Ma a stridere è senza dubbio il presupposto di base del discorso in sé, perché Assad di fatto ha annullato ogni possibile dialogo con tutti i movimenti che aderiscono alla Coalizione Nazionale siriana, apertamente armati e sostenuti dalla Turchia, dai Paesi Occidentali e dalla Lega Araba (Qatar e Arabia Saudita in primis). Dalle prime pagine dei quotidiani nazionali arabi si sono levate le reazioni più accese, come riporta il sito della BBC. Su Al-Watan/Arabia il discorso di Assad “è l’ennesimo tentativo di dare al regime più tempo per uccidere. Assad ha ignorato il suo popolo e le richieste della comunità internazionale, ostacolando di fatto un processo pacifico di transizione politica”. Al Sharq al Awsat UK (sempre saudita) sottolinea come il “discorso di Assad è arrogante e totalmente scollegato dalla realtà circostante; pertanto è impossibile raggiungere un accordo politico”. Critiche sono arrivate anche dal quotidiano qatariota in lingua inglese, The Peninsula, “Assad è apparso in pubblico dopo diversi mesi, ha parlato di un piano d’azione per raggiungere la pace, ma in definitiva non ha offerto nulla di nuovo. Pertanto la comunità internazionale dovrebbe reagire. È tempo di accordare un intervento…”.

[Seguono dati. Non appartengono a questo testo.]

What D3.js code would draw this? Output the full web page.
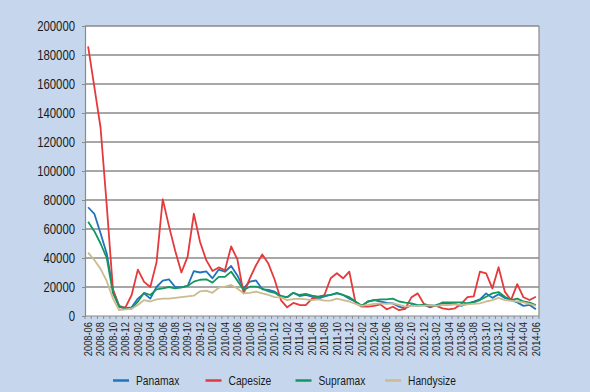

Il quotidiano in lingua inglese di Abu Dhabi, The National, scrive: “Se il mondo vuole aiutare i siriani, c’è un solo modo: rafforzare il sostegno ai ribelli”. E se le petrol-monarchie del Golfo auspicano un futuro intervento in Siria, c’è chi invece continua ad offrire sostegno incondizionato al governo centrale di Damasco. Si tratta dell’Iran. Il ministro iraniano ha invitato l’opposizione e la comunità internazionale a “cogliere l’opportunità” offerta da questo piano al fine di ristabilire “la sicurezza in Siria”. Non si è fatta attendere la risposta dell’opposizione siriana, che ha respinto su tutta la linea la proposta di Assad definendola “vuota e retorica”. Per l’opposizione, l’unica condizione contemplata è la resa del presidente, ma questa per il momento è pura utopia. Assad non intende mollare la presa, e i ribelli continuano a combattere. Pertanto, il processo di stabilizzazione interna del Paese è rimandato a data da destinarsi.